The ''Madonna Litta'' is a late 15th-century painting, traditionally attributed to Leonardo da Vinci, in the Hermitage Museum, Saint Petersburg. It depicts the Virgin Mary breastfeeding the Christ child, a devotional subject known as the ''Madonna lactans''. The figures are set in a dark interior with two arched openings, as in Leonardo's earlier ''Madonna of the Carnation'', and a mountainous landscape in aerial perspective can be seen beyond. In his left hand Christ holds a goldfinch, which is symbolic of his future Passion.

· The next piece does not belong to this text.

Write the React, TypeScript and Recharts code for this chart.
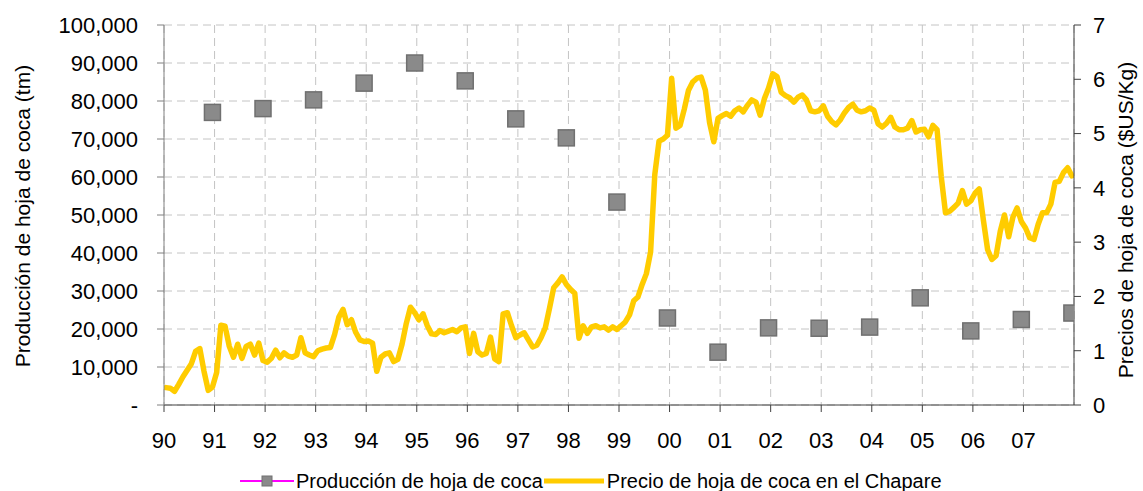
import { CartesianGrid, ComposedChart, Legend, Line, XAxis, YAxis } from 'recharts';

// tick labels, one per year (1990 - 2007)
const yearLabels = ['90', '91', '92', '93', '94', '95', '96', '97', '98', '99', '00', '01', '02', '03', '04', '05', '06', '07'];

// coca leaf production (tm), one per year, plotted at the end of the year
const production = [77000, 78000, 80300, 84700, 90000, 85300, 75300, 70300, 53400, 22900, 13900, 20300, 20200, 20500, 28200, 19500, 22500, 24200];

// monthly price in el Chapare ($US/Kg), Jan 1990 .. Dec 2007
const price1990 = [0.32, 0.31, 0.25, 0.38, 0.52, 0.64, 0.76, 0.99, 1.04, 0.62, 0.27, 0.33];
const price1991 = [0.6, 1.47, 1.45, 1.08, 0.88, 1.12, 0.86, 1.08, 1.12, 0.92, 1.14, 0.82];
const price1992 = [0.79, 0.86, 1.01, 0.87, 0.96, 0.9, 0.88, 0.92, 1.24, 0.96, 0.92, 0.89];
const price1993 = [1.0, 1.03, 1.05, 1.06, 1.3, 1.62, 1.76, 1.48, 1.57, 1.34, 1.2, 1.17];
const price1994 = [1.18, 1.14, 0.62, 0.88, 0.94, 0.96, 0.8, 0.84, 1.12, 1.5, 1.8, 1.7];
const price1995 = [1.57, 1.68, 1.46, 1.31, 1.3, 1.37, 1.33, 1.36, 1.39, 1.35, 1.42, 1.44];
const price1996 = [0.95, 1.32, 0.98, 0.92, 0.95, 1.25, 0.85, 0.8, 1.68, 1.7, 1.46, 1.24];
const price1997 = [1.29, 1.33, 1.2, 1.07, 1.1, 1.24, 1.42, 1.78, 2.16, 2.25, 2.36, 2.22];
const price1998 = [2.13, 2.06, 1.23, 1.46, 1.32, 1.44, 1.46, 1.42, 1.44, 1.38, 1.44, 1.39];
const price1999 = [1.46, 1.53, 1.66, 1.92, 1.99, 2.22, 2.42, 2.82, 4.25, 4.86, 4.9, 4.97];
const price2000 = [6.02, 5.1, 5.15, 5.45, 5.8, 5.95, 6.02, 6.04, 5.8, 5.2, 4.85, 5.28];
const price2001 = [5.33, 5.37, 5.32, 5.42, 5.47, 5.4, 5.52, 5.62, 5.58, 5.34, 5.64, 5.84];
const price2002 = [6.1, 6.05, 5.76, 5.7, 5.66, 5.58, 5.67, 5.71, 5.62, 5.42, 5.4, 5.42];
const price2003 = [5.51, 5.32, 5.22, 5.16, 5.25, 5.38, 5.48, 5.54, 5.43, 5.4, 5.42, 5.47];
const price2004 = [5.43, 5.18, 5.12, 5.19, 5.3, 5.12, 5.07, 5.07, 5.1, 5.24, 5.03, 5.07];
const price2005 = [5.08, 4.94, 5.15, 5.07, 4.2, 3.54, 3.57, 3.64, 3.72, 3.95, 3.7, 3.76];
const price2006 = [3.9, 3.98, 3.4, 2.86, 2.68, 2.75, 3.2, 3.5, 3.1, 3.46, 3.63, 3.38];
const price2007 = [3.26, 3.08, 3.05, 3.33, 3.54, 3.54, 3.7, 4.1, 4.12, 4.28, 4.37, 4.22];

const prices = [
  ...price1990, ...price1991, ...price1992, ...price1993, ...price1994, ...price1995,
  ...price1996, ...price1997, ...price1998, ...price1999, ...price2000, ...price2001,
  ...price2002, ...price2003, ...price2004, ...price2005, ...price2006, ...price2007
];

const data = prices.map((price, i) => ({
  m: i + 0.5,
  price,
  prod: i % 12 === 11 ? production[Math.floor(i / 12)] : null
}));

const yearTicks = yearLabels.map((_, k) => k * 12);
const leftTicks = [0, 10000, 20000, 30000, 40000, 50000, 60000, 70000, 80000, 90000, 100000];
const rightTicks = [0, 1, 2, 3, 4, 5, 6, 7];

const font = '"Liberation Sans", Arial, sans-serif';
const tickStyle = { fill: '#000', fontSize: 22, fontFamily: font };

const renderSquare = (props: any) => {
  const { cx, cy, value, index } = props;
  if (value == null || cy == null || Number.isNaN(cy)) return <g key={`sq${index}`} />;
  return <rect key={`sq${index}`} x={cx - 8} y={cy - 8} width={16} height={16} fill="#8a8a8a" stroke="#707070" strokeWidth={1.5} />;
};

const LeftTitle = () => (
  <text x={30} y={216} transform="rotate(-90, 30, 216)" textAnchor="middle" fontSize={21} fontFamily={font} fill="#000">
    Producción de hoja de coca (tm)
  </text>
);

const RightTitle = () => (
  <text x={1133} y={220} transform="rotate(-90, 1133, 220)" textAnchor="middle" fontSize={21} fontFamily={font} fill="#000">
    Precios de hoja de coca ($US/Kg)
  </text>
);

const renderLegend = () => (
  <div style={{ display: 'flex', alignItems: 'center', height: 36, paddingLeft: 240, fontFamily: font, fontSize: 20, color: '#000', position: 'relative', top: 8 }}>
    <svg width={54} height={20}>
      <line x1={0} y1={10} x2={54} y2={10} stroke="#ff00ff" strokeWidth={2} />
      <rect x={22} y={5} width={10} height={10} fill="#8a8a8a" stroke="#707070" />
    </svg>
    <span style={{ marginLeft: 2 }}>Producción de hoja de coca</span>
    <svg width={62} height={20} style={{ marginLeft: 0 }}>
      <line x1={1} y1={10} x2={61} y2={10} stroke="#ffcc00" strokeWidth={5} />
    </svg>
    <span style={{ marginLeft: 2 }}>Precio de hoja de coca en el Chapare</span>
  </div>
);

export default function App() {
  return (
    <div style={{ position: 'absolute', left: 0, top: 0, background: '#fff' }}>
      <ComposedChart width={1143} height={491} data={data} margin={{ top: 25, right: 0, bottom: 0, left: 0 }}>
        <CartesianGrid yAxisId="left" stroke="#c4c4c4" strokeDasharray="8 5" />
        <XAxis
          dataKey="m"
          type="number"
          domain={[0, 216]}
          ticks={yearTicks}
          tickFormatter={(v) => yearLabels[v / 12]}
          interval={0}
          height={50}
          tick={tickStyle}
          tickSize={7}
          tickMargin={20}
          stroke="#404040"
          allowDataOverflow
        />
        <YAxis
          yAxisId="left"
          domain={[0, 100000]}
          ticks={leftTicks}
          interval={0}
          width={164}
          tick={tickStyle}
          tickSize={7}
          tickMargin={19}
          stroke="#808080"
          tickFormatter={(v) => (v === 0 ? '-' : v.toLocaleString('en-US'))}
          label={<LeftTitle />}
        />
        <YAxis
          yAxisId="right"
          orientation="right"
          domain={[0, 7]}
          ticks={rightTicks}
          interval={0}
          width={69}
          tick={tickStyle}
          tickSize={7}
          tickMargin={12}
          stroke="#404040"
          label={<RightTitle />}
        />
        <Legend verticalAlign="bottom" content={renderLegend} />
        <Line
          yAxisId="left"
          dataKey="prod"
          stroke="none"
          dot={renderSquare}
          activeDot={false}
          isAnimationActive={false}
        />
        <Line
          yAxisId="right"
          dataKey="price"
          type="linear"
          stroke="#ffcc00"
          strokeWidth={5.5}
          strokeLinejoin="round"
          strokeLinecap="round"
          dot={false}
          activeDot={false}
          isAnimationActive={false}
        />
      </ComposedChart>
    </div>
  );
}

Scholarly opinion is divided on the work's attribution, with some believing it to be the work of a pupil of Leonardo such as Giovanni Antonio Boltraffio or Marco d'Oggiono; the Hermitage Museum, however, considers the painting to be an autograph work by Leonardo. The painting takes its name from the House of Litta, a Milanese noble family in whose collection it was for much of the nineteenth century.
==History==
The ''Madonna Litta'' might be one of the paintings of the Madonna and Child recorded in Leonardo's studio before or during his first Milanese period (1481–3 to 1499). On a drawing in the Uffizi Leonardo noted that he had begun “two Virgin Maries” in late 1478 and an inventory of his studio written in 1482 (part of the Codex Atlanticus) again mentions two paintings of “Our Lady”. The second of these is, according to different interpretations, either noted as being “almost finished, in profile” or “finished, almost in profile”. The Virgin's head in the ''Madonna Litta'' could be described either way, and it has therefore been argued that the painting was begun in Leonardo's first Florentine period and left unfinished until it was later worked up by a pupil in Milan. Scientific analysis of the painting has, however, suggested that it was produced by only one artist.

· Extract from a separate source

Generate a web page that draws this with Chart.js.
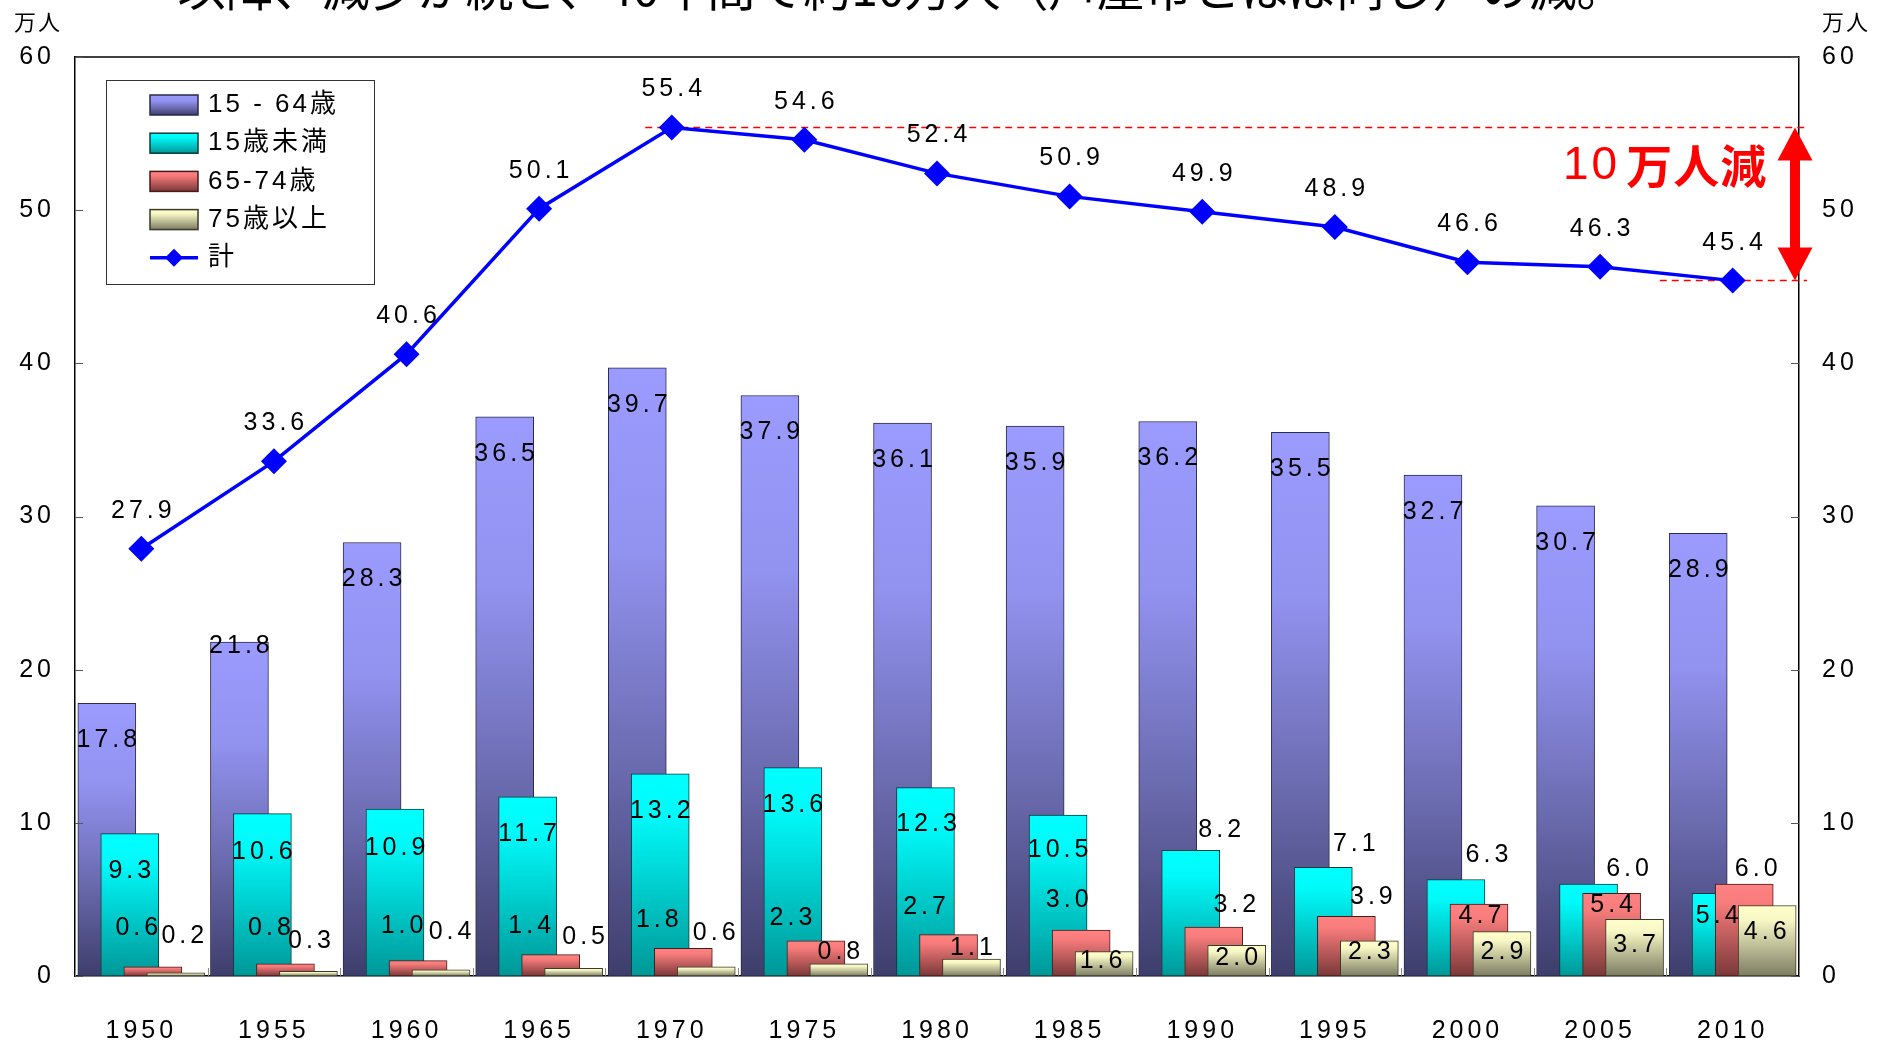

Several drawings have been identified as preparatory to the ''Madonna Litta''. One, which is universally attributed to Leonardo, is a metalpoint drawing of a young woman’s face in near profile, part of the Codex Vallardi in the Louvre (''left''). There is evidence that this sheet was used as an ''exemplum'' for teaching pupils in Leonardo’s workshop; on the reverse another artist has traced the outline of the face in pen and ink, a technique Leonardo himself used when developing compositions. Further evidence of pupils copying the drawing comes in the form of a direct copy, by a rather uncertain draughtsman, on a sheet which was turned over and reused for a different drawing by another sixteenth-century artist; this is now in the Städel in Frankfurt.〔 (cat. no. 60)〕
Two other drawings, in metalpoint with white lead highlights on blue prepared paper, are attributed to a follower of Leonardo, usually considered to be Giovanni Antonio Boltraffio. One, a study for the Christ child's head, is in the Fondation Custodia in Paris; the other, in the Kupferstichkabinett in Berlin, is a drapery study for the Virgin’s garments. These have been attributed to Boltraffio on the basis of the Berlin drawing's similarity to other drapery studies by the artist. It has been argued that the Paris and Berlin drawings are preparatory studies for the ''Madonna Litta'' rather than copies after it, as the drapery study shows more of the Virgin’s right arm than the finished work, in which this is obscured by Christ’s head. This suggests that the composition was partly pieced together from these studies.
A further related drawing in the Metropolitan Museum of Art, attributed to Boltraffio, is of the Virgin's face in strict profile and does not resemble the finished painting in the Hermitage. It has been argued that that this study might represent an earlier idea by a pupil for the composition of the ''Madonna Litta'', which the master Leonardo then “corrected” with the drawing in the Louvre.